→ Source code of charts
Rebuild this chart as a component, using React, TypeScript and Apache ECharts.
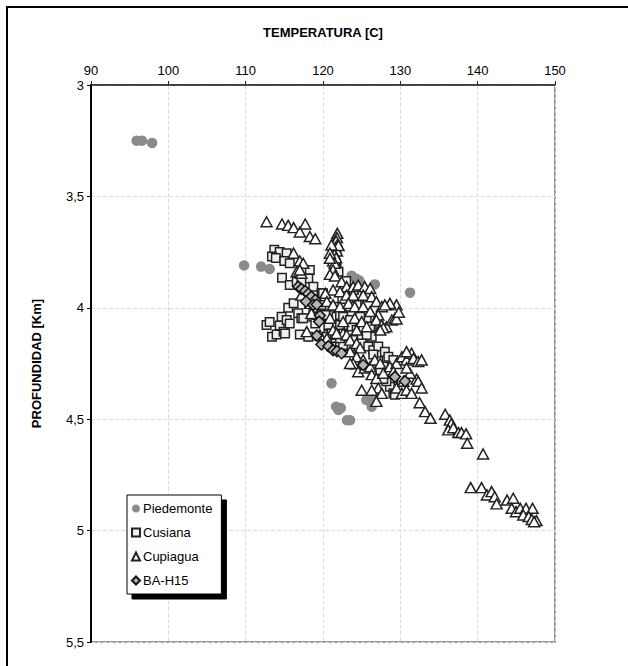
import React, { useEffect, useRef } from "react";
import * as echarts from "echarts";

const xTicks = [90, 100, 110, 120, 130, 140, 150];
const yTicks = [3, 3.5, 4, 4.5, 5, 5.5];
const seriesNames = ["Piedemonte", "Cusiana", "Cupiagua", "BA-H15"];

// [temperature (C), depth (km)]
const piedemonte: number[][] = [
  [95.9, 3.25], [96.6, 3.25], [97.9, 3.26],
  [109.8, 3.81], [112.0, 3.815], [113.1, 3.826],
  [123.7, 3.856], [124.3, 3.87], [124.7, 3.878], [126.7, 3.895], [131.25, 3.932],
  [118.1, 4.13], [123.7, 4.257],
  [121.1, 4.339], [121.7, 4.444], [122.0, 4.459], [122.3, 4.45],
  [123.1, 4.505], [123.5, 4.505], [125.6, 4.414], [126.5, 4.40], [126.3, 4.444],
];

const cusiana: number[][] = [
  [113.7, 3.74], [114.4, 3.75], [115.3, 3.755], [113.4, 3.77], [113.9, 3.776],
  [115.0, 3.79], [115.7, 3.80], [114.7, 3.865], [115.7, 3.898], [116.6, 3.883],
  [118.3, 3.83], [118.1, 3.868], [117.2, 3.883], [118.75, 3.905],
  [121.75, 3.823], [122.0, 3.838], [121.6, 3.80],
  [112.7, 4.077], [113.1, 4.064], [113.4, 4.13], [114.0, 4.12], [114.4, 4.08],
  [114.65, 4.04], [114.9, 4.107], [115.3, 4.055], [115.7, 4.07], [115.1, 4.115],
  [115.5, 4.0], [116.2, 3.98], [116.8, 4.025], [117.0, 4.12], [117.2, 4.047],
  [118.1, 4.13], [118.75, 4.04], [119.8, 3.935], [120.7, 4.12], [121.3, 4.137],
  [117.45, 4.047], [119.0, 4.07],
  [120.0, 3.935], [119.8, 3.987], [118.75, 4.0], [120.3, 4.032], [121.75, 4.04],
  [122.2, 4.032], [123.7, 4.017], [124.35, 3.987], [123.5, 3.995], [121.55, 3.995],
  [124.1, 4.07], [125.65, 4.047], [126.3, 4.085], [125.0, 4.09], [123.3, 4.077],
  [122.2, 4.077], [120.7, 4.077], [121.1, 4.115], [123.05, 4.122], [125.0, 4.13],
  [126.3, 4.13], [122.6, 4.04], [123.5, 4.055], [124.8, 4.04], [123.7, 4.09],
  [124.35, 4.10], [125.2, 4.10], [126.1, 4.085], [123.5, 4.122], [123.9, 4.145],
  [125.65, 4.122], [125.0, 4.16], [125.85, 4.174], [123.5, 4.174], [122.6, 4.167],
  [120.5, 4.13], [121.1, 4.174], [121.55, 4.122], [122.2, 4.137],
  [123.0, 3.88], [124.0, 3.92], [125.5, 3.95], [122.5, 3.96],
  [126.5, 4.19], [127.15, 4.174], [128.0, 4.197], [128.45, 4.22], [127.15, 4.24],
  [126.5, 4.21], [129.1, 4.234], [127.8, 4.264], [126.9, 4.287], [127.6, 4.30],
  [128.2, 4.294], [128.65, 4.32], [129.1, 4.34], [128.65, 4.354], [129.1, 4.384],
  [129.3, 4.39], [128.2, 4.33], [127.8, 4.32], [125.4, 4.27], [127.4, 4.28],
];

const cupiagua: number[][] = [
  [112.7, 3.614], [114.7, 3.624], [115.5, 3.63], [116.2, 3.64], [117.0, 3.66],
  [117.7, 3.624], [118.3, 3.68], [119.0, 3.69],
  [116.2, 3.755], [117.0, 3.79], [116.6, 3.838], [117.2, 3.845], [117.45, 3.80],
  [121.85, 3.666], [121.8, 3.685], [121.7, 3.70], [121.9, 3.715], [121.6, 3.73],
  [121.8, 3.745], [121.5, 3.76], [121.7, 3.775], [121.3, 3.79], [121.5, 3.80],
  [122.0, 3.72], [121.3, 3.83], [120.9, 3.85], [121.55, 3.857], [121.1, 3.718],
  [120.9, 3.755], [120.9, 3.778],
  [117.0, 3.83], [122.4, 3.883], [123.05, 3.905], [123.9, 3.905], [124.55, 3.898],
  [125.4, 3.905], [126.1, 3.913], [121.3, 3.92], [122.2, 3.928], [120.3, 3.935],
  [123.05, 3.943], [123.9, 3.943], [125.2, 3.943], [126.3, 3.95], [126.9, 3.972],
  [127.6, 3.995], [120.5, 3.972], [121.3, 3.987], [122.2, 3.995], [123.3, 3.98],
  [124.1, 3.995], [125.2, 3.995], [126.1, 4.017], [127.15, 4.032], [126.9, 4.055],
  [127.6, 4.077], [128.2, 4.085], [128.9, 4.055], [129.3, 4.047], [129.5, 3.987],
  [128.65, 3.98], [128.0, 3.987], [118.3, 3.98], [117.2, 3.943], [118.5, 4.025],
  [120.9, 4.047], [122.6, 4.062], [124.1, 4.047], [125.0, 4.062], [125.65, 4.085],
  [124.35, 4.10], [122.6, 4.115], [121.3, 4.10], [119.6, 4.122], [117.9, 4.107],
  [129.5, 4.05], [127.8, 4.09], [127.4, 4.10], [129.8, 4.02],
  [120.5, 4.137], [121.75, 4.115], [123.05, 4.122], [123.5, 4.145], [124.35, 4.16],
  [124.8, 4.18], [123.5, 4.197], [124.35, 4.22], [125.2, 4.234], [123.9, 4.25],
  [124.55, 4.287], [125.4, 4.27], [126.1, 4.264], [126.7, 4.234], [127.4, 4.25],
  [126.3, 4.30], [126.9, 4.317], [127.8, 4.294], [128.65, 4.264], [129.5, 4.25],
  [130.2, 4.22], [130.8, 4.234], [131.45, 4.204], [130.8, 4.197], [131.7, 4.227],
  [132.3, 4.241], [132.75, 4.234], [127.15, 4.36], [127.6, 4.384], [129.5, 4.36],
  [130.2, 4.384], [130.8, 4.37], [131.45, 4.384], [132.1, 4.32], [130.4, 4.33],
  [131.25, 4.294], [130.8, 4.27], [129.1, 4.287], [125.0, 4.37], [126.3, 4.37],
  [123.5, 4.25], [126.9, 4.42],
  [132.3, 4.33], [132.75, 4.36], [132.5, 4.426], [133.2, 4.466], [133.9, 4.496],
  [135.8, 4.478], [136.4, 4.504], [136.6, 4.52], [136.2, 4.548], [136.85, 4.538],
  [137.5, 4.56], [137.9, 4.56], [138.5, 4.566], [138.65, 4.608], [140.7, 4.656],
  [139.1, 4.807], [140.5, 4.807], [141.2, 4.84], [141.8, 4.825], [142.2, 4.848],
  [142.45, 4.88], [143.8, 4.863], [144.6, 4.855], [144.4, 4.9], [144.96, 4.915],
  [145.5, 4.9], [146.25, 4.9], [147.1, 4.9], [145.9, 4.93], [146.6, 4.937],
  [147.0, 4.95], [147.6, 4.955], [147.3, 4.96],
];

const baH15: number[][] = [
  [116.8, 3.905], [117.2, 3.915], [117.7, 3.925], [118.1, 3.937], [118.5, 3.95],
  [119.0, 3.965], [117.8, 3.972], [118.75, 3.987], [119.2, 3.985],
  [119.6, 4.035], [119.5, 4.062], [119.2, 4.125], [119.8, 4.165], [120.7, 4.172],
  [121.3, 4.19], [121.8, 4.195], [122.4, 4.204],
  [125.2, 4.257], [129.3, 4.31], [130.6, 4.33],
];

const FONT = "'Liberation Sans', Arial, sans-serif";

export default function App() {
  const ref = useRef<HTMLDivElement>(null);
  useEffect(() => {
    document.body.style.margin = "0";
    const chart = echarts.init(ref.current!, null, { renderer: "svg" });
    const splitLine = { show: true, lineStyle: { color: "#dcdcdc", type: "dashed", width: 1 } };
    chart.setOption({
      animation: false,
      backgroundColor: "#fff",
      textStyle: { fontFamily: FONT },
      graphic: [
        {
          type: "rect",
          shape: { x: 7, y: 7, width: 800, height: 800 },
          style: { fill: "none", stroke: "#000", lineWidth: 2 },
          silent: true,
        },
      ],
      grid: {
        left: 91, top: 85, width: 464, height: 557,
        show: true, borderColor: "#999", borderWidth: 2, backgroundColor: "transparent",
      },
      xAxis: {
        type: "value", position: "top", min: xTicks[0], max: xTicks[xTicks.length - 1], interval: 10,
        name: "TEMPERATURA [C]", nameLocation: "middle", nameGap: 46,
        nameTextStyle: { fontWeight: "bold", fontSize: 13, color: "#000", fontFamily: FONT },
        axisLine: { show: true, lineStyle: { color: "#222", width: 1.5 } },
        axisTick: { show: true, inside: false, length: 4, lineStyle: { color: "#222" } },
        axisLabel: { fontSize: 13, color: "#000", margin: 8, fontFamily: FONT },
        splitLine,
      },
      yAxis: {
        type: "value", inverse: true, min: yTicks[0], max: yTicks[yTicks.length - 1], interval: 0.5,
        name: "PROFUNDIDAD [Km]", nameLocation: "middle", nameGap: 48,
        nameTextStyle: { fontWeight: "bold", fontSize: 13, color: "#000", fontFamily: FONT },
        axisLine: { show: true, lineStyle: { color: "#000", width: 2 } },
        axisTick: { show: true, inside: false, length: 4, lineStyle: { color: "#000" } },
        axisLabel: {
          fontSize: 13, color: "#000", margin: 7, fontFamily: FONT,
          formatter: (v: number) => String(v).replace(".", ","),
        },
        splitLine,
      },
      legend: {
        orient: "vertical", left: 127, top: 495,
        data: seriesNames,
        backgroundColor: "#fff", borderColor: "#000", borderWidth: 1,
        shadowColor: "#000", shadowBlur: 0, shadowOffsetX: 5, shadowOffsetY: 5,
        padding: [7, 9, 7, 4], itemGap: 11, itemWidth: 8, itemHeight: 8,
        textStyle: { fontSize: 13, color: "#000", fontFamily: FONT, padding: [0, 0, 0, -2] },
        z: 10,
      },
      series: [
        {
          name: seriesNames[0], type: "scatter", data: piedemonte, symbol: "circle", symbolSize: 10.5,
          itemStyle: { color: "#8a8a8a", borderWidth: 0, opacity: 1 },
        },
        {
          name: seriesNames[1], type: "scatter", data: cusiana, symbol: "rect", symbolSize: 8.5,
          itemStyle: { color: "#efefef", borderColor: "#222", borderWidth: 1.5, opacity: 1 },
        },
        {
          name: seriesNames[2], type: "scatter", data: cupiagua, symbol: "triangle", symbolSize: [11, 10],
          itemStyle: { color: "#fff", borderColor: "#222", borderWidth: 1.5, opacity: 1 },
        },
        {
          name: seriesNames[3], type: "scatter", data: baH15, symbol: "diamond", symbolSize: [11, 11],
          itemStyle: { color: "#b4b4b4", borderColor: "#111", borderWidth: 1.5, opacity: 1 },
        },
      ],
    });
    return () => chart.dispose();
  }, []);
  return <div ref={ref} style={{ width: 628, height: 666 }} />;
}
--
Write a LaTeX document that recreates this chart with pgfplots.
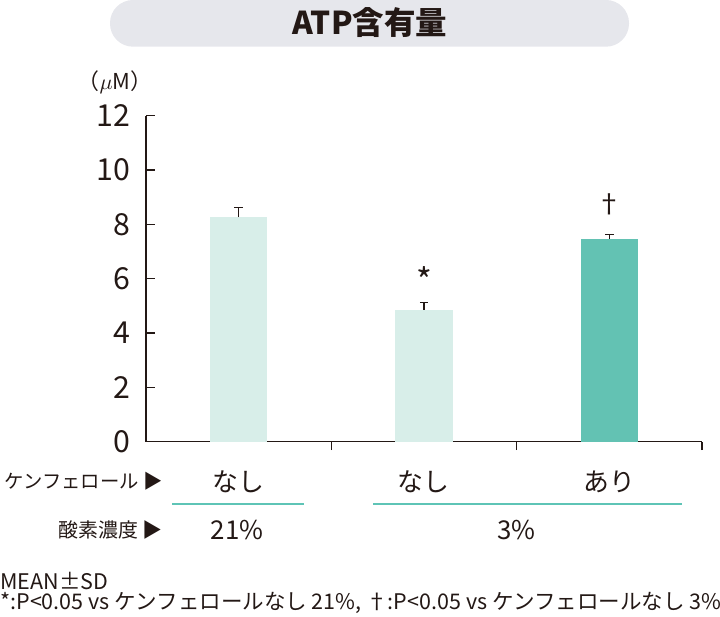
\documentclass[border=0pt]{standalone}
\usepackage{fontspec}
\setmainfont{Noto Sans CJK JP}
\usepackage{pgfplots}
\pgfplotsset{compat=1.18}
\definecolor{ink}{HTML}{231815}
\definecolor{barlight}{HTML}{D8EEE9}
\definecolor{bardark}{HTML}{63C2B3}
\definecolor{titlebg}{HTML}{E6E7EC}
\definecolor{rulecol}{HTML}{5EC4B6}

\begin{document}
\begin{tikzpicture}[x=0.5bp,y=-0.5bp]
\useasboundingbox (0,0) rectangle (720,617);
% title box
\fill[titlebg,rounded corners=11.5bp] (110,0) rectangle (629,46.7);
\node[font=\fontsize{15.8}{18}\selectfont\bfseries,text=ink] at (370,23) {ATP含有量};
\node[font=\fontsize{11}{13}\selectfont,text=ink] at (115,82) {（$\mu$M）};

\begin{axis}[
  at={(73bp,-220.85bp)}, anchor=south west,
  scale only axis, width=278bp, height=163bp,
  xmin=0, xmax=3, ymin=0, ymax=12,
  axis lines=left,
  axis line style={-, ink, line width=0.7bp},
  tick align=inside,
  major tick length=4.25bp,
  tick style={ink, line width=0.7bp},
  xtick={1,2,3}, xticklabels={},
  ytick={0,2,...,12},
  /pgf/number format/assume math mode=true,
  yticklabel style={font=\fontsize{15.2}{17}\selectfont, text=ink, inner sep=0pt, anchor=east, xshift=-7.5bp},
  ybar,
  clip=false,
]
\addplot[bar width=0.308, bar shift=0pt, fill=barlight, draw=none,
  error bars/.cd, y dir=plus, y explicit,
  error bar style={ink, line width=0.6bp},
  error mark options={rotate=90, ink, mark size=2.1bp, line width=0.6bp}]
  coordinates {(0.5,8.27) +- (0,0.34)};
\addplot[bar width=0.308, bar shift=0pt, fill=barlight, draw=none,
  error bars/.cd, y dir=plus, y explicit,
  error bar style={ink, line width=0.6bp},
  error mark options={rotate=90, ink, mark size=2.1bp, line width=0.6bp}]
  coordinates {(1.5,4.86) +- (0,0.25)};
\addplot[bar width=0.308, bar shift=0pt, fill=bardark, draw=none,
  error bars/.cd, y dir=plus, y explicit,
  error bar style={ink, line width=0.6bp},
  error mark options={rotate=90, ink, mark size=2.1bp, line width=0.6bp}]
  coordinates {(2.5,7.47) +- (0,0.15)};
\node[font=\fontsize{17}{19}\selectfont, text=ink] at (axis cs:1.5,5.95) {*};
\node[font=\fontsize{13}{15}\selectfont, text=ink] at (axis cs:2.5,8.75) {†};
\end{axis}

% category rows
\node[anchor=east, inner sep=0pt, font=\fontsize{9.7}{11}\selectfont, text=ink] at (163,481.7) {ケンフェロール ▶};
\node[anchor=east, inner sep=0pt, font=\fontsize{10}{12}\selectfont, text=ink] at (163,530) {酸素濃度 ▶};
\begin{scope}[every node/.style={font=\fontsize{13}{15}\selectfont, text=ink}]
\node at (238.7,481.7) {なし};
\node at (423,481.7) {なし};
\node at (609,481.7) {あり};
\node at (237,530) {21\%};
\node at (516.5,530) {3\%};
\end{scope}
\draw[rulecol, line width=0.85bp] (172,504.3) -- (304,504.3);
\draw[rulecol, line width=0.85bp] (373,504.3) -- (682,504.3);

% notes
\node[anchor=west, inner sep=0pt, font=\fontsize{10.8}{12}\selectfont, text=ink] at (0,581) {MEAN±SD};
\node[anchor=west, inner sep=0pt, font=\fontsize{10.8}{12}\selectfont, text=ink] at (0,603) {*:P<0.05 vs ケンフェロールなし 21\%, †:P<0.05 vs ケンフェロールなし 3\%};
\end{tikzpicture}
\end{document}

→ EXERCISE OBJECTIVE
Looking at the records above, say how many lines hold the string "this". Write nothing but the number.

→ FULL SOLUTION
2